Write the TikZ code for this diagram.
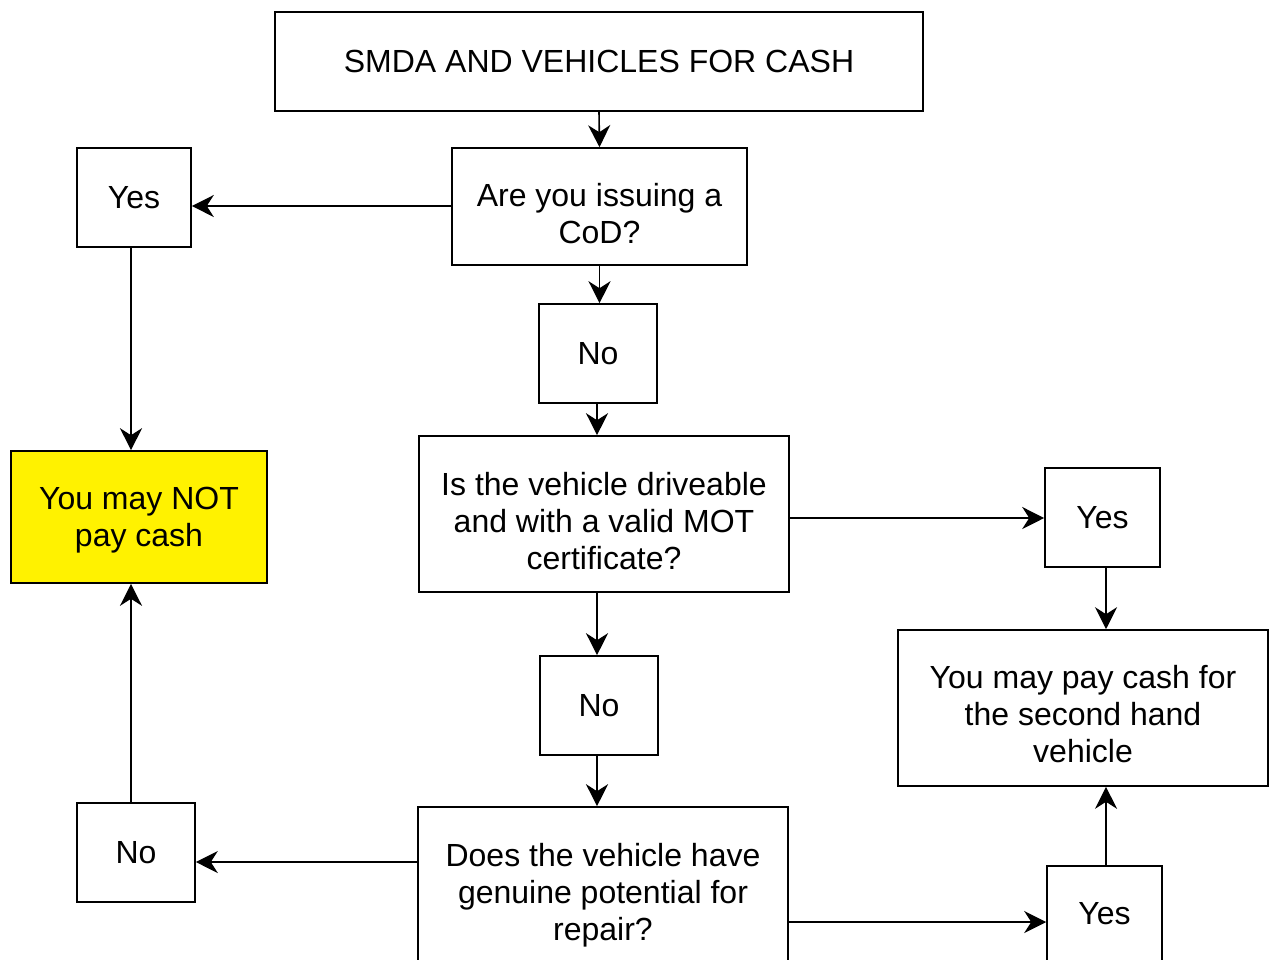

◆ ◆ ◆ ◆

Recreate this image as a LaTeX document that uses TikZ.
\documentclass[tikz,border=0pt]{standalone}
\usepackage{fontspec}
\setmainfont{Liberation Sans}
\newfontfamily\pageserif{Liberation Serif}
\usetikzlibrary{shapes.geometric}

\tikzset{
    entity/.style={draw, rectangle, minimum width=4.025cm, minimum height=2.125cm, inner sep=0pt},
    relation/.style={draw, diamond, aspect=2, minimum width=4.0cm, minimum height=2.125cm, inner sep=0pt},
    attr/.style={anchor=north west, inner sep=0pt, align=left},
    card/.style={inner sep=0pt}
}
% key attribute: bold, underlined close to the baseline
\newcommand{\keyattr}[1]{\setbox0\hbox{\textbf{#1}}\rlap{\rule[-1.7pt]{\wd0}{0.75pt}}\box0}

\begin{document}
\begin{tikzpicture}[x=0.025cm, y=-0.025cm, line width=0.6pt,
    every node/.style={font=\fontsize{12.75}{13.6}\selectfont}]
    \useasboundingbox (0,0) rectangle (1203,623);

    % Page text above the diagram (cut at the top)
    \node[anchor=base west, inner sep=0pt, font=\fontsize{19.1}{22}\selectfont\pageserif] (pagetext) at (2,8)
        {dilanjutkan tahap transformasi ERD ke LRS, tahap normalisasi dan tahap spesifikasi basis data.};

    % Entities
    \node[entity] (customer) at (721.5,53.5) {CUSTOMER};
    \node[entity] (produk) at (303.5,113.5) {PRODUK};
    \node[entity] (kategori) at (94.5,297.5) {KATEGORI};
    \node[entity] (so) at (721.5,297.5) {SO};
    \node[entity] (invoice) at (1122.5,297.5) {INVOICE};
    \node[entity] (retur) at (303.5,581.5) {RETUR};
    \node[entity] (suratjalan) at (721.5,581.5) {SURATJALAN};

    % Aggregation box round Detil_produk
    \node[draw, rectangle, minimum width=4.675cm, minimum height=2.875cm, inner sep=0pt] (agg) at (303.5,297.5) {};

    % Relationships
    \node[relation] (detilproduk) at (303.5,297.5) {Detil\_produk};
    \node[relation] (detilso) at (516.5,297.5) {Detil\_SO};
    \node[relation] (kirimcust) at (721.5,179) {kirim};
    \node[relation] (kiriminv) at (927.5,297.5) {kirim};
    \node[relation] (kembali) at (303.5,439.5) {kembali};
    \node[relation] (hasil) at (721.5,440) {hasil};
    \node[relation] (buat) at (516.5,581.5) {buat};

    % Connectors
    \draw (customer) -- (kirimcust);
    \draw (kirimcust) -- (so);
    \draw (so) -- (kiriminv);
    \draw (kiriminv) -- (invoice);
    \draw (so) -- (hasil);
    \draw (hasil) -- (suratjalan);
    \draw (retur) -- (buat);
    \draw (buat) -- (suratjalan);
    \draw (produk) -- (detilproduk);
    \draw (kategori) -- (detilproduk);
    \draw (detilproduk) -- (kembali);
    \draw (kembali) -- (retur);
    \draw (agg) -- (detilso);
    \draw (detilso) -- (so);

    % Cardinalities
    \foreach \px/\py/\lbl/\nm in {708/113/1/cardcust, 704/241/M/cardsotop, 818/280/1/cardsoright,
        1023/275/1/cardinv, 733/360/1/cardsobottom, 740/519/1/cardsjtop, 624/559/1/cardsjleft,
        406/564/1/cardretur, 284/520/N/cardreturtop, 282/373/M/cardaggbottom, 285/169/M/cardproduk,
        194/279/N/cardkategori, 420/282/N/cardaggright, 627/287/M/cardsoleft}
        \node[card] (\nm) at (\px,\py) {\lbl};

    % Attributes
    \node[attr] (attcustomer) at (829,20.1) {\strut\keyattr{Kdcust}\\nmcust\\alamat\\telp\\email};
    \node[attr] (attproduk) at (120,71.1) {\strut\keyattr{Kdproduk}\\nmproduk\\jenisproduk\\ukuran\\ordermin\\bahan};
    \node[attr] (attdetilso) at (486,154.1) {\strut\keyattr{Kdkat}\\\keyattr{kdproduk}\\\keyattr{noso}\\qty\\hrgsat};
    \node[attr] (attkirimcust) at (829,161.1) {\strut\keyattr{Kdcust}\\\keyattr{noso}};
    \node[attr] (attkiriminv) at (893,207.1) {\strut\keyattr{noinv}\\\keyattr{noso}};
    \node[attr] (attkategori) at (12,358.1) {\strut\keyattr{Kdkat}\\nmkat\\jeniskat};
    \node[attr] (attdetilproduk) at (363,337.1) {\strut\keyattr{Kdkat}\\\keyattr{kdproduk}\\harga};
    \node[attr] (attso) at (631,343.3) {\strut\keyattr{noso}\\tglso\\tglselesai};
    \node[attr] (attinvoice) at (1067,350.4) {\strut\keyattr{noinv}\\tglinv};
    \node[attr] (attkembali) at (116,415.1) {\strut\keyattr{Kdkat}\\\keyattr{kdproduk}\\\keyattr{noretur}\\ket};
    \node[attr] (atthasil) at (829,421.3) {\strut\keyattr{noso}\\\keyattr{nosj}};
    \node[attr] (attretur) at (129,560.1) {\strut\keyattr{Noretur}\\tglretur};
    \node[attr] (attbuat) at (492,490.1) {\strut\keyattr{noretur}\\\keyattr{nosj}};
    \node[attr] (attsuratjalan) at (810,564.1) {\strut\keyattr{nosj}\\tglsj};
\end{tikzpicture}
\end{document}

◆ ◆ ◆ ◆

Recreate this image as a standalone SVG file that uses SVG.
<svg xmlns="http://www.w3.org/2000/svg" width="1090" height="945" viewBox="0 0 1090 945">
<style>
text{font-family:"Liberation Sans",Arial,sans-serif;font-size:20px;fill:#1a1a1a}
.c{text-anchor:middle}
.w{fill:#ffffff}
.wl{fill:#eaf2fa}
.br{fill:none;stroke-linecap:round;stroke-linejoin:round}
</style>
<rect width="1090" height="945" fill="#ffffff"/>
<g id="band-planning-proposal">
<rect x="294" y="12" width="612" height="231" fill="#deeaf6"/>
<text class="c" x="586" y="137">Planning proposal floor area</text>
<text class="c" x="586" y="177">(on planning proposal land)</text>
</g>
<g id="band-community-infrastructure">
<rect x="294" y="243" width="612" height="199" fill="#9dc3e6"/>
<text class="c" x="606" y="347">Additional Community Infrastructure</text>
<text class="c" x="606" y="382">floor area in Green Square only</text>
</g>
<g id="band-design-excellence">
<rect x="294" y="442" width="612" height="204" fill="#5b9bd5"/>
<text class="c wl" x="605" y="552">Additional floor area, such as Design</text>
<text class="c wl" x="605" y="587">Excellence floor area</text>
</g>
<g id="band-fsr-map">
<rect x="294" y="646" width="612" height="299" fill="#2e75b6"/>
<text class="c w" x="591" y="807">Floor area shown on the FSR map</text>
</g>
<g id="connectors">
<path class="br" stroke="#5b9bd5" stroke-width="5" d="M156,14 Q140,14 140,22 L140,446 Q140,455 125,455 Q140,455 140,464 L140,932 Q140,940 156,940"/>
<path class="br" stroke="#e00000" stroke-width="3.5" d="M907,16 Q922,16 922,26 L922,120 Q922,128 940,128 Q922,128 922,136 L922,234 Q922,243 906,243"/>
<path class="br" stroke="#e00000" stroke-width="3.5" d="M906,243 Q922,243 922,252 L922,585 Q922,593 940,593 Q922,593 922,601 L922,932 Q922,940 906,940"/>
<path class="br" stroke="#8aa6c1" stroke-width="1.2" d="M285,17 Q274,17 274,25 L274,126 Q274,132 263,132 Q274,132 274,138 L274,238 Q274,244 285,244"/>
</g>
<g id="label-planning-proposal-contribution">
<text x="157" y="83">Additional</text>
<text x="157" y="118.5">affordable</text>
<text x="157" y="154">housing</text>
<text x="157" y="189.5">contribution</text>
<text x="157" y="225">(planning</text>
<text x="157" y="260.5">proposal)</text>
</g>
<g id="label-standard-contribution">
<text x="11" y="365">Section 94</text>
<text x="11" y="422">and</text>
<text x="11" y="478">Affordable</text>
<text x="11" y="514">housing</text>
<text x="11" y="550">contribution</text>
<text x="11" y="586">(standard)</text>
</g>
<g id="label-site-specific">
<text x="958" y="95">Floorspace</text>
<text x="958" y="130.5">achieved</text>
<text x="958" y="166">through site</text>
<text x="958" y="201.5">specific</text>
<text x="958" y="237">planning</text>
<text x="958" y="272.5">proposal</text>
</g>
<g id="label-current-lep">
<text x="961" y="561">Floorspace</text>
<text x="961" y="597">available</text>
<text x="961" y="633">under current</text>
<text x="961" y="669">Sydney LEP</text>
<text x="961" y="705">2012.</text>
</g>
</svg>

◆ ◆ ◆ ◆

Repeat, unchanged, every line from the one that contains "Recreate this image as a LaTeX" to the one that contains "minimum width=4.675cm, minimum", including both, and no other line.

Recreate this image as a LaTeX document that uses TikZ.
\documentclass[tikz,border=0pt]{standalone}
\usepackage{fontspec}
\setmainfont{Liberation Sans}
\newfontfamily\pageserif{Liberation Serif}
\usetikzlibrary{shapes.geometric}

\tikzset{
    entity/.style={draw, rectangle, minimum width=4.025cm, minimum height=2.125cm, inner sep=0pt},
    relation/.style={draw, diamond, aspect=2, minimum width=4.0cm, minimum height=2.125cm, inner sep=0pt},
    attr/.style={anchor=north west, inner sep=0pt, align=left},
    card/.style={inner sep=0pt}
}
% key attribute: bold, underlined close to the baseline
\newcommand{\keyattr}[1]{\setbox0\hbox{\textbf{#1}}\rlap{\rule[-1.7pt]{\wd0}{0.75pt}}\box0}

\begin{document}
\begin{tikzpicture}[x=0.025cm, y=-0.025cm, line width=0.6pt,
    every node/.style={font=\fontsize{12.75}{13.6}\selectfont}]
    \useasboundingbox (0,0) rectangle (1203,623);

    % Page text above the diagram (cut at the top)
    \node[anchor=base west, inner sep=0pt, font=\fontsize{19.1}{22}\selectfont\pageserif] (pagetext) at (2,8)
        {dilanjutkan tahap transformasi ERD ke LRS, tahap normalisasi dan tahap spesifikasi basis data.};

    % Entities
    \node[entity] (customer) at (721.5,53.5) {CUSTOMER};
    \node[entity] (produk) at (303.5,113.5) {PRODUK};
    \node[entity] (kategori) at (94.5,297.5) {KATEGORI};
    \node[entity] (so) at (721.5,297.5) {SO};
    \node[entity] (invoice) at (1122.5,297.5) {INVOICE};
    \node[entity] (retur) at (303.5,581.5) {RETUR};
    \node[entity] (suratjalan) at (721.5,581.5) {SURATJALAN};

    % Aggregation box round Detil_produk
    \node[draw, rectangle, minimum width=4.675cm, minimum height=2.875cm, inner sep=0pt] (agg) at (303.5,297.5) {};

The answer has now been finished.